Yet Another Lazy 3 Day Weekend
March 24th, 2008
Yea, so getting to work this week has actually been really nice. I pass two schools on my way to work and both schools started their Spring break last week Monday. Man, traffic has been a breeze and I am just really glad that both schools are still going to be on break next week.
Tuesday was kind of interesting at work. Our main clerk took the day off, so I was pretty much in charge of the hearing we had that afternoon. It went pretty smoothly - especially since my boss was out sick that day and she heads the committee the hearing was for. The assistant clerk was just freaking out though. I kept wanting to tell her to just sit down and not do anything to help because she kept messing things up. She even forgot how to set up. Heck, I’ve only helped at 3 or 4 hearings and I knew how to set up after the first one. Grrr. It’s just so frustrating.
We also went out to lunch on Thursday - which was cool. What made it super cool though was that OCD did not come because she had a lot of work to do since she had a big deadline that day and my boss also did not show up until we had all pretty much finished eating. I was soooo happy that OCD did not make it though.
Last week was a short week since we had Good Friday off. Oh, 3 day weekends - I find you so necessary nowadays! I did go into work on Friday for a couple of hours though. I didn’t really get much done though. I was going to try to catch up on everything that I had to do, but I just could not concentrate at all.
I was able to watch quite a few DVD’s this weekend - which is cool. Season 3 of Battlestar Galactica came out on Tuesday and I actually bought it. Eeeek! Geek Alert! I have really been impressed by this series. I actually have not seen it on TV though - I’ve just been watching the DVD’s, trying to catch up to the current season. Season 4 starts on April 4th and I am going to try my hardest to watch it this year since this is going to be the final season of the show and I am just very curious to see what happens! OMG! I actually watched all of the season 3 disks this past week. Man, I have no life.
I also saw 30 Days of Night and Death at a Funeral this weekend.
30 Days of Night was, well, pretty boring. It just dragged on and on and on. There were a couple of “action” sequences that were pretty predictable, but certainly not redeeming. The commercials certainly made it seem a lot more interesting than it actually was.

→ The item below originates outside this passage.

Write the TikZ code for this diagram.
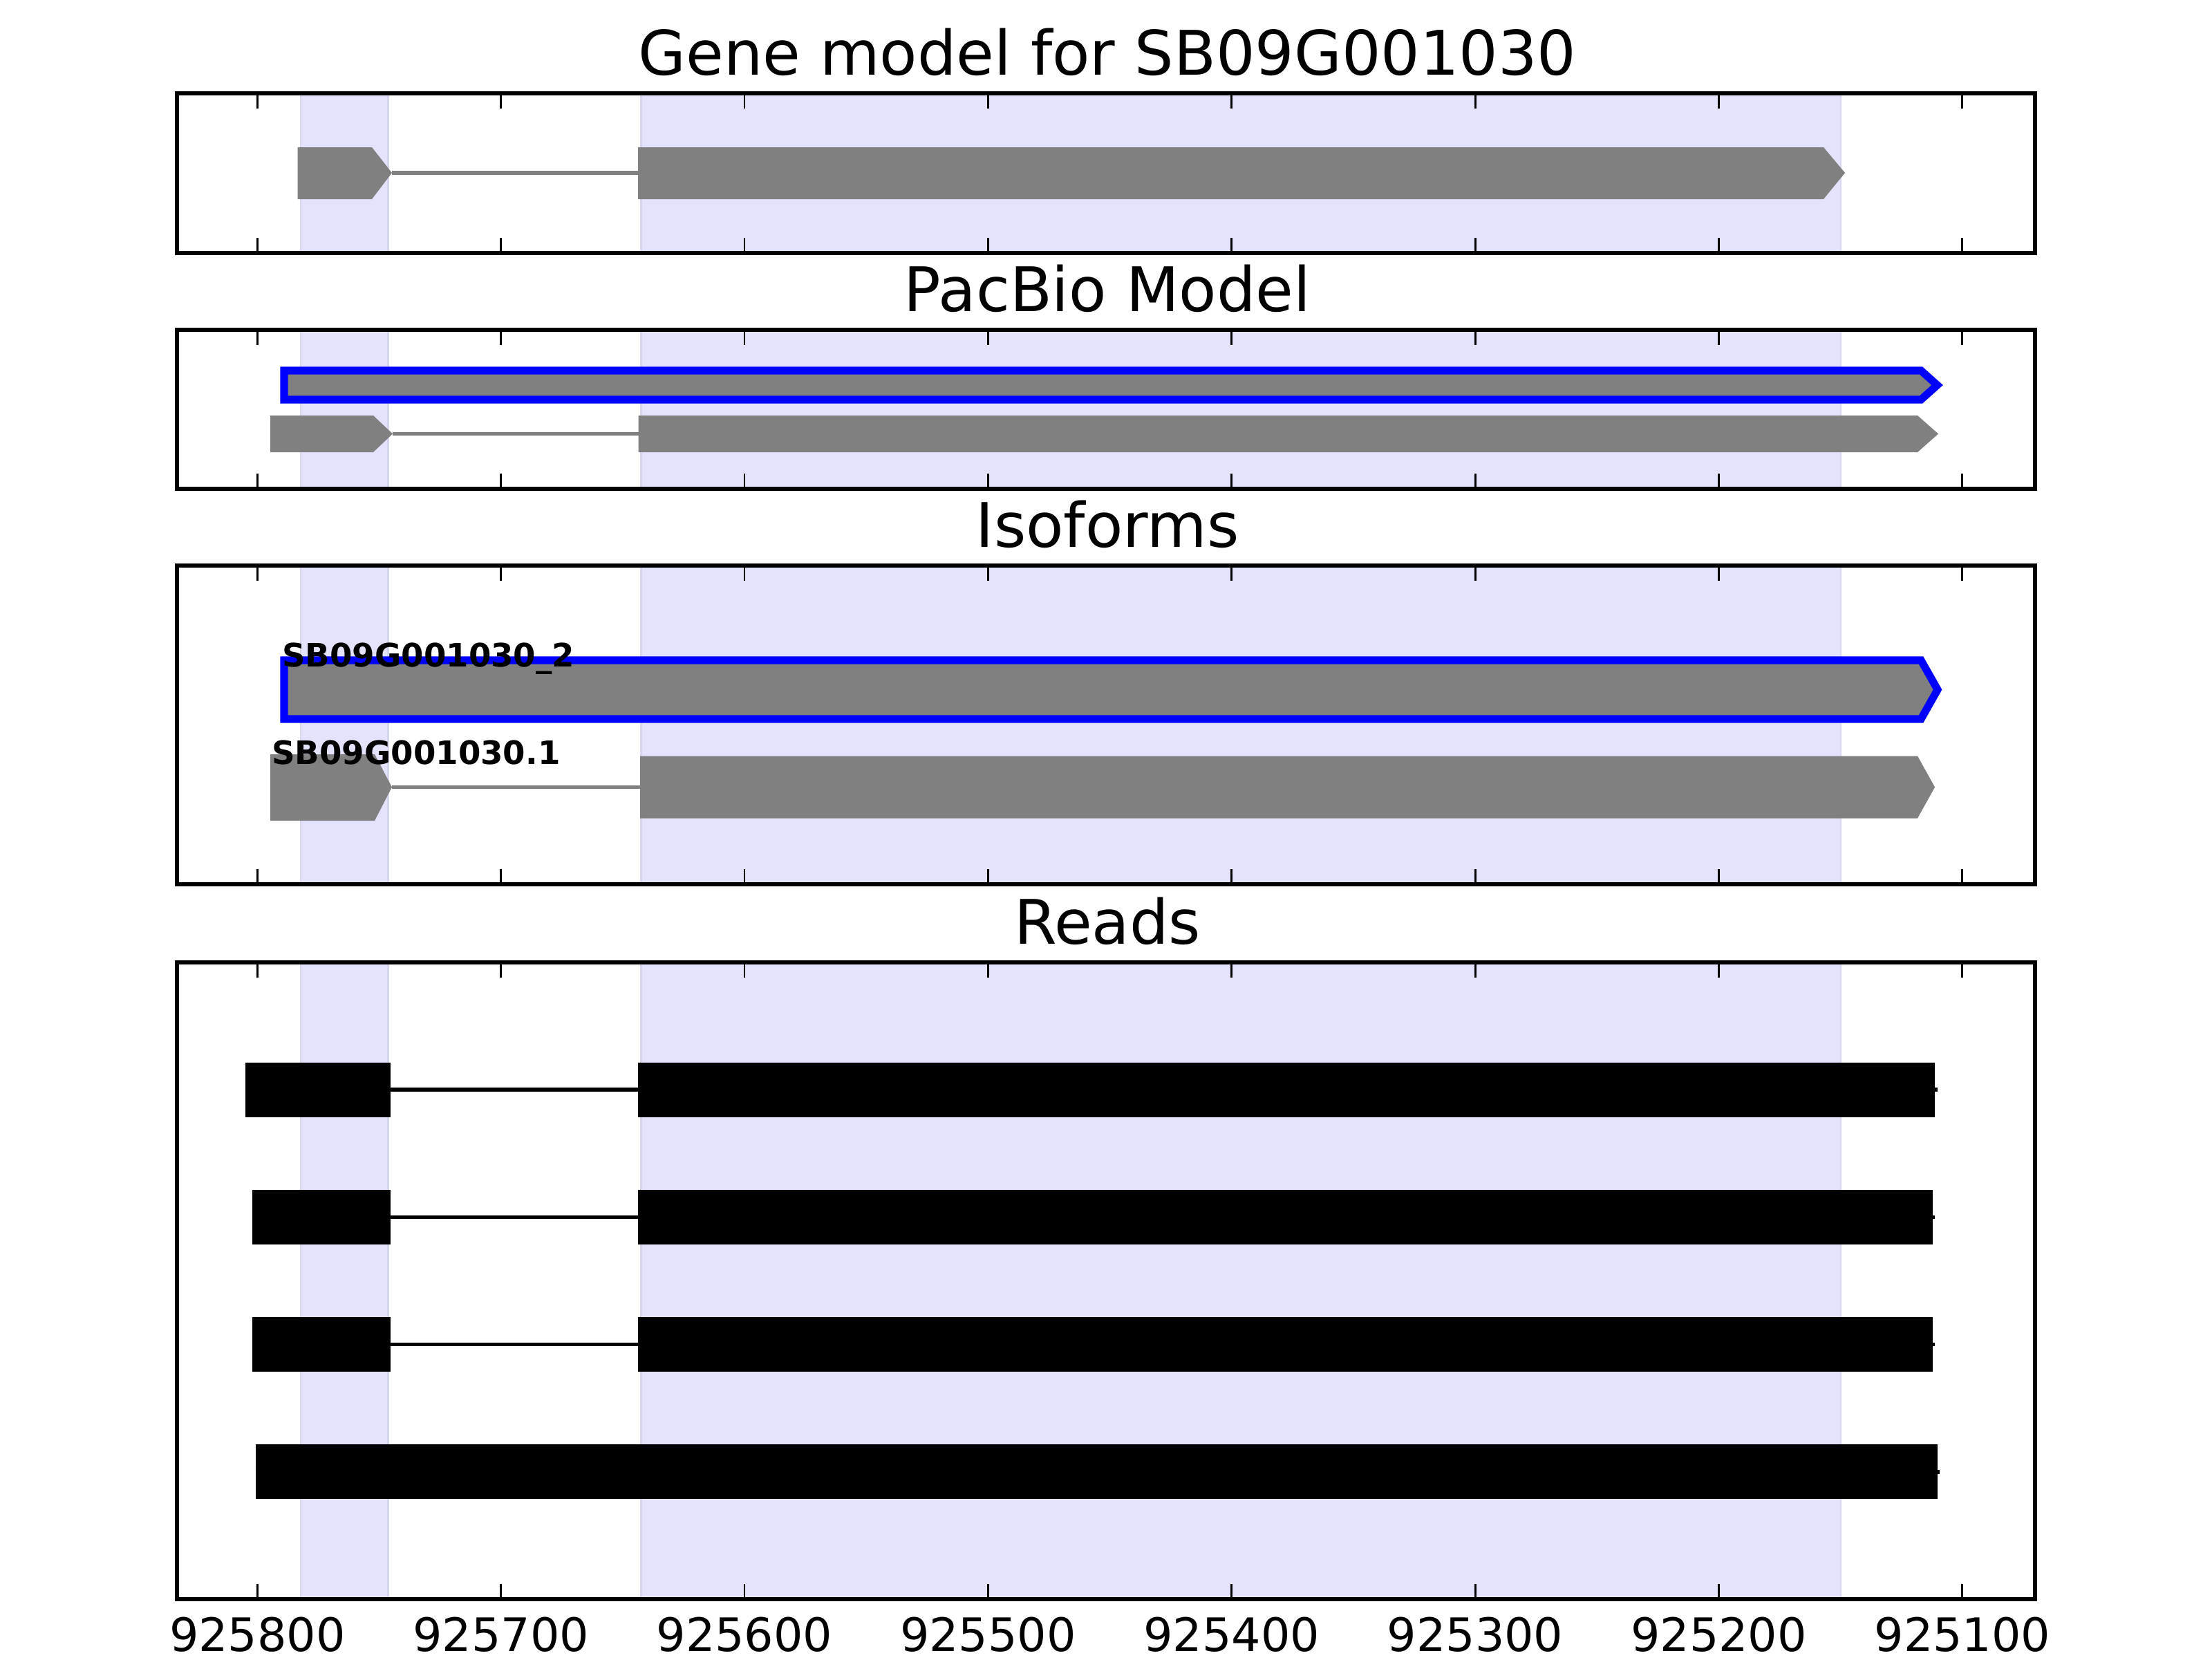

Death at a Funeral was okay. It looks like a British farce and even though most of the actors are British and it’s set in Britain, it was actually directed by Frank Oz. It was okay. It was also very predictable, but there were a few funny parts. For me, the most redeeming parts of the movie were all of the shots of Alan Tudyk’s ass. You might remember him as Wash the pilot from Firefly or as Steve the Pirate in Dodgeball.
I didn’t really do much else this weekend. I took some stuff down to the recycling center - oooooh exciting. I also did some dishes - even more excitement! ZOMG! I have to calm myself down!
Shiiiiit. I am disappointed in myself though. I really should have done a lot more house cleaning this weekend. I knew exactly what I needed to do, but I just blew it all off - again. I am so horrible at house keeping. I don’t know if it’s because I just really, really, really, really needed to relax or was just really, really, really, really lazy. Probably a bit of both.
I guess I also have a lot on my mind too. I just found out a couple of days ago that my cousin has breast cancer. She’s 41 years old. Her Mom, (my aunt), had breast cancer in both of her breasts too. I just don’t know how I feel about my cousin getting the cancer though. I guess she is getting some kind of genetic test done to see if she has this one gene, which is pretty indicative if you’re going to get breast cancer or something. As a family member, I can get the test done as well. My Mom says I should - I told her I don’t want to take the test.
I mean, what if the presence of this gene means that I would have, say, a 20% chance of getting breast cancer. What am I supposed to do for the rest of my life? Constantly worry that it’s going to show up one day? Some people might be able to “forget” that they have this gene, but I am not one of those people. I don’t want to live my life worrying that I might develop this cancer.
My cousin is going to see a surgeon pretty soon and she might get both of her breasts removed. Maybe, I am waiting to hear how bad it is before I really start worrying. I think her doctor is pretty sure that it has already spread to one of her lymph nodes.
I am actually wondering if I should go up there to help her out a bit, even though she probably doesn’t need it since she lives really close to her Mom. I don’t know. I’ll see what happens. I am still pretty mad at my Aunt at how she treated my Mom after my Grandma died. I should be a good person and just let bygones be bygones, but screw that.
Anyways, it’s late and I should get to bed now.